What you need to do> Exactly reproduce the lines of the listing below from the one containing "Recreate this image" through the one containing "import seaborn as sb". Skip the images.

— Start of Data entries —

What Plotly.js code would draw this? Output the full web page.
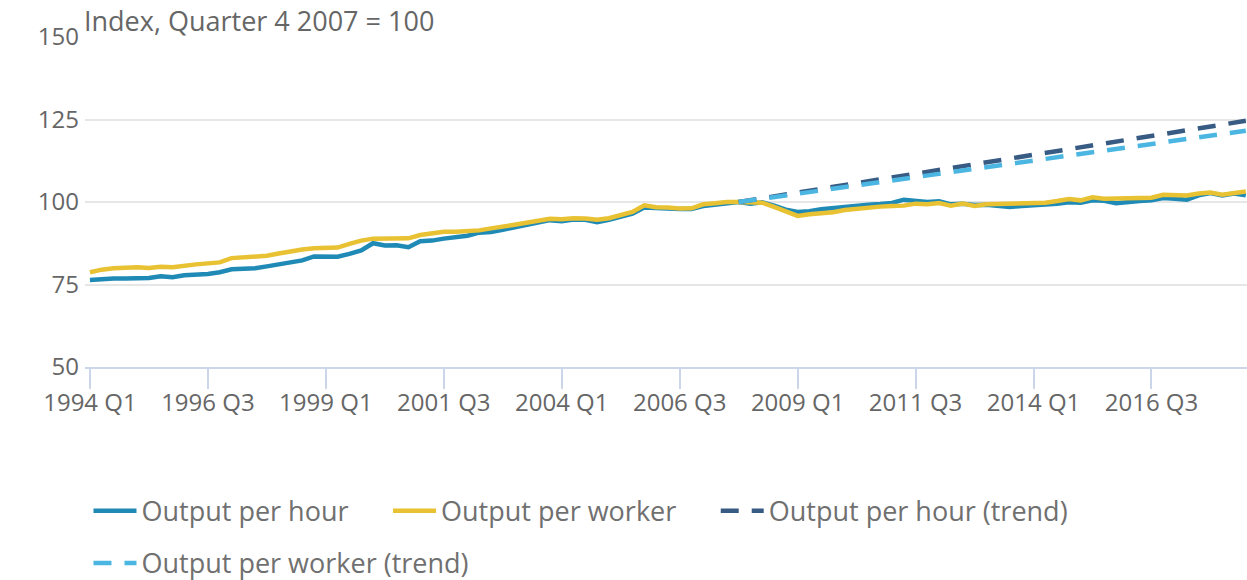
<!DOCTYPE html>
<html>
<head>
<meta charset="utf-8">
<script src="https://cdn.plot.ly/plotly-3.0.1.min.js"></script>
<style>
  html, body { margin: 0; padding: 0; background: #ffffff; }
  #chart { width: 1247px; height: 580px; }
</style>
</head>
<body>
<div id="chart"></div>
<script>
// Quarter categories 1994 Q1 .. 2018 Q3
const firstYear = 1994;
const lastYear = 2018;
const lastQuarter = 3;
const quarters = [];
for (let y = firstYear; y <= lastYear; y++) {
  for (let q = 1; q <= 4; q++) {
    if (y === lastYear && q > lastQuarter) break;
    quarters.push(y + ' Q' + q);
  }
}

// Output per hour (index, 2007 Q4 = 100)
const outputPerHour = [
  76.4, 76.7, 76.8, 76.8, 76.9, 77.0, 77.5, 77.2, 77.8, 77.9,
  78.2, 78.7, 79.6, 79.8, 79.9, 80.5, 81.1, 81.7, 82.3, 83.5,
  83.5, 83.4, 84.3, 85.3, 87.5, 86.8, 86.9, 86.3, 88.1, 88.3,
  88.9, 89.3, 89.8, 90.7, 90.9, 91.6, 92.3, 92.9, 93.6, 94.5,
  94.2, 94.7, 94.6, 93.9, 94.6, 95.7, 96.5, 98.3, 98.0, 98.0,
  97.9, 97.9, 98.8, 99.3, 99.7, 100.0, 99.5, 99.9, 98.9, 97.7,
  97.0, 97.2, 97.8, 98.2, 98.5, 98.8, 99.2, 99.4, 99.7, 100.7,
  100.2, 100.0, 100.2, 99.3, 99.5, 99.1, 99.2, 99.0, 98.5, 98.8,
  99.0, 99.1, 99.5, 99.9, 99.8, 100.5, 100.4, 99.6, 100.1, 100.3,
  100.5, 101.2, 101.0, 100.7, 102.0, 102.7, 102.0, 102.6, 102.0
];

// Output per worker (index, 2007 Q4 = 100)
const outputPerWorker = [
  78.7, 79.5, 79.9, 80.2, 80.2, 80.0, 80.4, 80.2, 80.8, 81.1,
  81.4, 81.7, 83.0, 83.3, 83.3, 83.7, 84.4, 85.1, 85.6, 86.0,
  86.2, 86.2, 87.3, 88.3, 88.9, 89.0, 89.0, 89.0, 90.0, 90.6,
  91.0, 91.0, 91.2, 91.4, 92.0, 92.4, 93.1, 93.7, 94.4, 94.9,
  94.8, 95.1, 95.0, 94.6, 95.1, 96.2, 97.0, 99.0, 98.4, 98.3,
  98.0, 98.1, 99.3, 99.6, 100.0, 100.0, 99.9, 99.8, 98.5, 97.0,
  95.8, 96.3, 96.6, 96.9, 97.6, 98.0, 98.3, 98.6, 98.8, 98.9,
  99.5, 99.3, 99.7, 98.9, 99.5, 98.8, 99.3, 99.4, 99.2, 99.3,
  99.5, 99.8, 100.3, 100.9, 100.5, 101.4, 101.0, 101.0, 101.0, 101.0,
  101.3, 102.2, 102.2, 102.0, 102.6, 102.9, 102.2, 102.8, 103.2
];

// Pre-downturn trends, from 2007 Q4 to the last quarter
const trendQuarters = ['2007 Q4', '2018 Q3'];
const perHourTrend = [100, 124.6];
const perWorkerTrend = [100, 121.6];

const xTickLabels = ['1994 Q1', '1996 Q3', '1999 Q1', '2001 Q3', '2004 Q1',
                     '2006 Q3', '2009 Q1', '2011 Q3', '2014 Q1', '2016 Q3'];
const yTickValues = [50, 75, 100, 125, 150];

const FONT = '"Open Sans", "Noto Sans", sans-serif';
const GREY = '#666666';

const traces = [
  { x: quarters, y: outputPerHour, name: 'Output per hour', type: 'scatter', mode: 'lines',
    line: { color: '#1e8ab5', width: 4.5 }, legend: 'legend', hoverinfo: 'skip' },
  { x: quarters, y: outputPerWorker, name: 'Output per worker', type: 'scatter', mode: 'lines',
    line: { color: '#e8c232', width: 4.5 }, legend: 'legend2', hoverinfo: 'skip' },
  { x: trendQuarters, y: perHourTrend, name: 'Output per hour (trend)', type: 'scatter', mode: 'lines',
    line: { color: '#375b83', width: 4.5, dash: '18px,13px' }, legend: 'legend3', hoverinfo: 'skip' },
  { x: trendQuarters, y: perWorkerTrend, name: 'Output per worker (trend)', type: 'scatter', mode: 'lines',
    line: { color: '#4bb6e1', width: 4.5, dash: '18px,13px' }, legend: 'legend4', hoverinfo: 'skip' }
];

function legendAt(x, y) {
  return {
    orientation: 'h', x: x, y: y, xanchor: 'left', yanchor: 'middle',
    font: { family: FONT, size: 27, color: '#707070' },
    bgcolor: 'rgba(0,0,0,0)', itemwidth: 43, itemclick: false, itemdoubleclick: false
  };
}

const layout = {
  width: 1247, height: 580,
  margin: { l: 85, r: 0, t: 37, b: 213, pad: 0, autoexpand: false },
  paper_bgcolor: '#ffffff', plot_bgcolor: '#ffffff',
  font: { family: FONT, size: 24, color: GREY },
  showlegend: true,
  xaxis: {
    type: 'category', categoryorder: 'array', categoryarray: quarters,
    range: [-0.42, 98.1],
    tickmode: 'array', tickvals: xTickLabels, ticktext: xTickLabels,
    ticks: 'outside', ticklen: 20, tickwidth: 2, tickcolor: '#ccd6eb',
    ticklabelstandoff: -7,
    showline: true, linecolor: '#ccd6eb', linewidth: 2,
    showgrid: false, zeroline: false, automargin: false,
    tickfont: { family: FONT, size: 24, color: GREY }, fixedrange: true
  },
  yaxis: {
    range: [50, 150], tickmode: 'array', tickvals: yTickValues,
    showgrid: true, gridcolor: '#e6e6e6', gridwidth: 2,
    zeroline: false, showline: false, ticks: '', ticklabelstandoff: 5, automargin: false,
    tickfont: { family: FONT, size: 24, color: GREY }, fixedrange: true
  },
  annotations: [{
    text: 'Index, Quarter 4 2007 = 100', xref: 'paper', yref: 'paper',
    x: 0, y: 1.0506, xanchor: 'left', yanchor: 'middle', showarrow: false, xshift: -3,
    font: { family: FONT, size: 27, color: GREY }
  }],
  legend: legendAt(0.003, -0.437),
  legend2: legendAt(0.2608, -0.437),
  legend3: legendAt(0.5428, -0.437),
  legend4: legendAt(0.003, -0.595)
};

Plotly.newPlot('chart', traces, layout, { staticPlot: true, displayModeBar: false });
</script>
</body>
</html>
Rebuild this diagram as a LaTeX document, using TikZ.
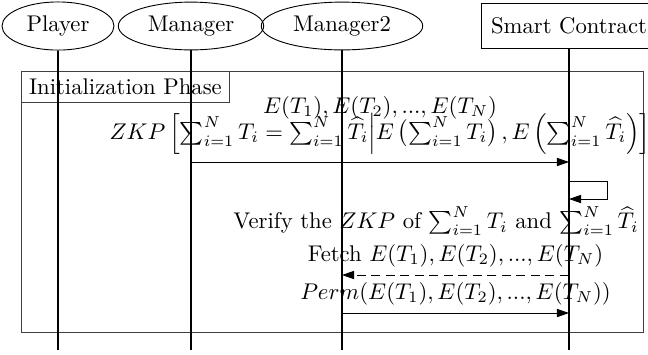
\documentclass[tikz,border=0pt]{standalone}
\usepackage{amsmath,amssymb}
\usepackage{xcolor}
\usepackage{tikz}
\usetikzlibrary{arrows.meta,shapes.geometric,positioning,calc}
\tikzset{
  actor/.style={ellipse,draw,inner xsep=3.6pt,inner ysep=3pt},
  caja/.style={rectangle,draw,minimum height=20pt,minimum width=77pt},
  vida/.style={line width=0.9pt},
  flecha/.style={-{Triangle[length=5.3pt,width=3.6pt]},thin},
  marco/.style={draw=black!75,thin}
}

\begin{document}
\begin{tikzpicture}[x=0.4405pt,y=-0.4405pt]
\useasboundingbox (0,0) rectangle (648,354);
% cabeceras
\node[actor] (player) at (58,26) {Player};
\node[actor] (manager) at (191,26) {Manager};
\node[actor] (manager2) at (342,26) {Manager2};
\node[caja] (contract) at (569,26) {Smart Contract};
% fase
\draw[marco] (21,71) rectangle (643,332);
\node[rectangle,marco,anchor=north west] (fase) at (21,71) {Initialization Phase};
% lineas de vida
\coordinate (fondo) at (0,350);
\foreach \n in {player,manager,manager2,contract}
  \draw[vida] (\n.south) -- (\n.south |- fondo);
% pasos
\coordinate (y1) at (0,162);
\coordinate (y2) at (0,181);
\coordinate (y3) at (0,275);
\coordinate (y4) at (0,313);
\draw[flecha] (manager |- y1) -- node[above] (zkp)
  {$ZKP\left[\sum_{i=1}^N T_i=\sum_{i=1}^N \widehat{T}_i \middle| E\mathinner{\bigl(\sum_{i=1}^N T_i\bigr)}, E\left(\sum_{i=1}^N \widehat{T}_i\right)\right]$}
  (contract |- y1);
\node[anchor=base] (lista) at (380,113) {$E(T_1),E(T_2),...,E(T_N)$};
\draw[flecha] (contract |- y2) -- ++(38,0) -- ++(0,18) -- ($(contract |- y2)+(0,18)$);
\node (verifica) at (436,221) {Verify the $ZKP$ of $\sum_{i=1}^N T_i$ and $\sum_{i=1}^N \widehat{T}_i$};
\draw[flecha,dash pattern=on 4pt off 2.4pt] (contract |- y3) -- node[above] (fetch)
  {Fetch $E(T_1),E(T_2),...,E(T_N)$} (manager2 |- y3);
\draw[flecha] (manager2 |- y4) -- node[above] (perm)
  {$Perm(E(T_1),E(T_2),...,E(T_N))$} (contract |- y4);
\end{tikzpicture}
\end{document}
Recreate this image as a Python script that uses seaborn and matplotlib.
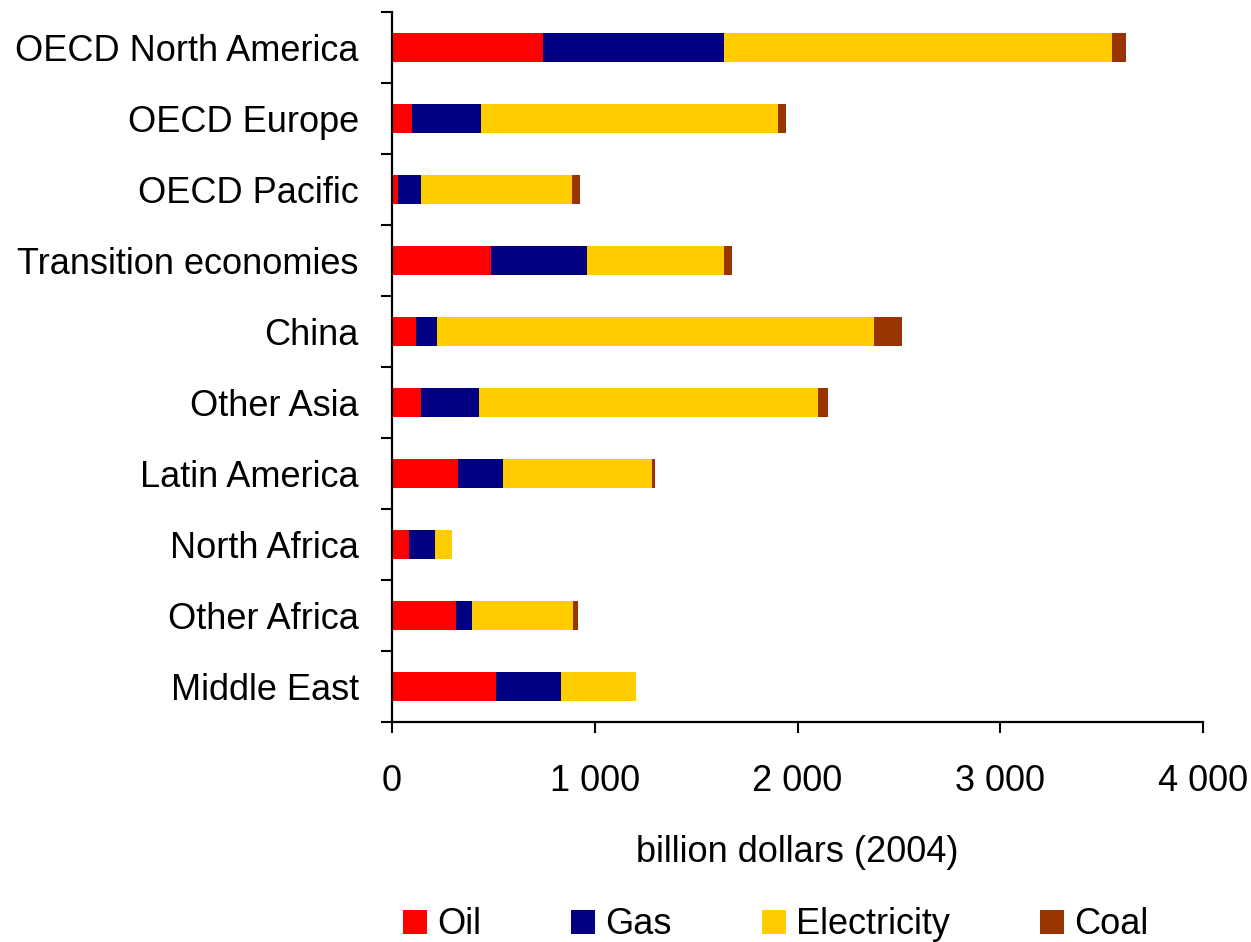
import pandas as pd
import numpy as np
import matplotlib
matplotlib.use("Agg")
import matplotlib.pyplot as plt
import matplotlib.ticker as mticker
from matplotlib.patches import Patch
import seaborn as sb

regions = ["OECD North America", "OECD Europe", "OECD Pacific", "Transition economies",
           "China", "Other Asia", "Latin America", "North Africa", "Other Africa", "Middle East"]
oil = [745, 99, 30, 488, 118, 143, 325, 84, 316, 513]
gas = [892, 340, 113, 474, 104, 286, 222, 128, 78, 320]
electricity = [1913, 1464, 745, 675, 2155, 1672, 735, 84, 499, 370]
coal = [69, 40, 39, 40, 138, 49, 15, 0, 24, 0]

fuels = ["Oil", "Gas", "Electricity", "Coal"]
colors = ["#FF0000", "#000080", "#FFCC00", "#993300"]

df = pd.DataFrame({"Region": regions, "Oil": oil, "Gas": gas,
                   "Electricity": electricity, "Coal": coal})
# cumulative sums for stacking
cum = df[fuels].cumsum(axis=1)
cum["Region"] = df["Region"]

sb.set_style("white")
plt.rcParams['font.family'] = ['Liberation Sans', 'DejaVu Sans']
plt.rcParams['font.size'] = 26
plt.rcParams['text.color'] = 'black'
plt.rcParams['axes.labelcolor'] = 'black'
plt.rcParams['xtick.color'] = 'black'
plt.rcParams['ytick.color'] = 'black'

fig = plt.figure(figsize=(12.51, 9.42), dpi=100)
ax = fig.add_axes([392 / 1251, 1 - 722 / 942, (1203 - 392) / 1251, (722 - 12) / 942])

# draw totals first, then smaller cumulative parts on top
for fuel, col in reversed(list(zip(fuels, colors))):
    sb.barplot(x=fuel, y="Region", data=cum, color=col, orient="h", saturation=1,
               width=0.41, linewidth=0, ax=ax)

ax.set_xlim(0, 4000)
ax.set_ylim(9.5, -0.5)
ax.set_xticks([0, 1000, 2000, 3000, 4000])
ax.xaxis.set_major_formatter(mticker.FuncFormatter(lambda v, p: f"{int(v):,}".replace(",", " ")))
ax.set_xlabel("billion dollars (2004)", labelpad=26)
ax.set_ylabel("")

for s in ["top", "right"]:
    ax.spines[s].set_visible(False)
for s in ["left", "bottom"]:
    ax.spines[s].set_linewidth(1.6)
    ax.spines[s].set_color("black")

ax.tick_params(axis="x", which="major", direction="out", length=8, width=1.5, pad=22, bottom=True)
ax.tick_params(axis="y", which="major", length=0, pad=24)
ax.set_yticks(np.arange(-0.5, 10, 1), minor=True)
ax.tick_params(axis="y", which="minor", direction="out", length=8, width=1.5, left=True)

handles = [Patch(facecolor=c, edgecolor="none", label=f) for f, c in zip(fuels, colors)]
fig.legend(handles=handles, loc="center left", bbox_to_anchor=(403 / 1251, 1 - 925 / 942),
           ncol=4, frameon=False, borderpad=0, borderaxespad=0, handlelength=0.66,
           handleheight=0.66, handletextpad=0.28, columnspacing=2.5)

plt.savefig("out.png", dpi=100)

— End of Data entries —

Response below>
Recreate this image as a Python script that uses seaborn and matplotlib.
import pandas as pd
import numpy as np
import matplotlib
matplotlib.use("Agg")
import matplotlib.pyplot as plt
import matplotlib.ticker as mticker
from matplotlib.patches import Patch
import seaborn as sb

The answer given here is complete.